Viewers who know their blunderbuss from a Winchester and who understand the technical elements obviously will be more richly rewarded here, but it’s easy enough to get into the spirit of the thing — even if you (as I) harbor no particular or even general affection for firearms — because what the players are doing is patently difficult, and they do it well. (Some of them are famous in their world.) And given a cast of even moderately differing characters, a little back story and a contest, it is nearly impossible not to root for some of them against others.

If it is less colorful or creative than “Project Runway” or “Top Chef,” a decent amount of drama is edited in, and the producers try to keep things visually lively with obstacle courses and exploding targets.

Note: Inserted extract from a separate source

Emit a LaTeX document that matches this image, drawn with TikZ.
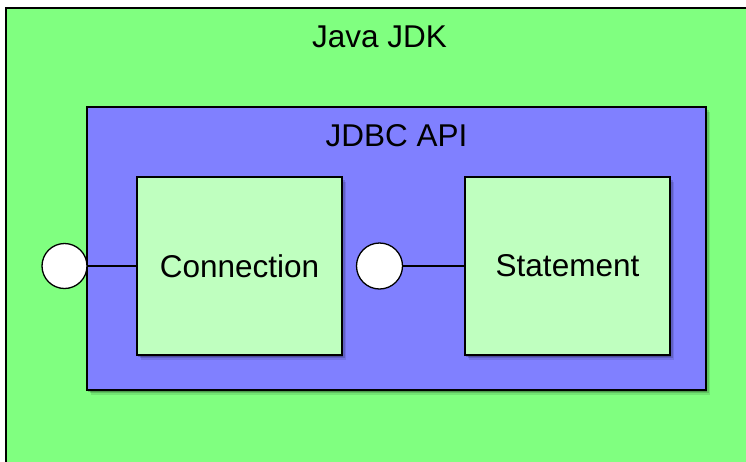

Host-narrator Colby Donaldson, who was himself a contestant on “Survivor: The Australian Outback,” keeps his delivery dialed to macho. Time is made a factor to keep the pressure on, and unfamiliar weapons take contestants out of their comfort zone. (The series’ first challenge involves rifles associated with the First World War, Second World War, Korea and Vietnam.) Still, the shooting itself is relatively static — you have to keep still to do it right — and everyone does it more or less the same way.

The cast is relatively homogenous as well — it is mostly white and, with one exception, male — although it does represent a range of ages and accents and the usual mix of hubris and humility. Still, none of these characters is what you’d call, you know, fabulous, not even the guy in the cowboy hat. There is not a Christian Siriano among them.

“Five minutes to 9?” says one, back at the house, as the evening winds down. “No wonder I’m so tired.”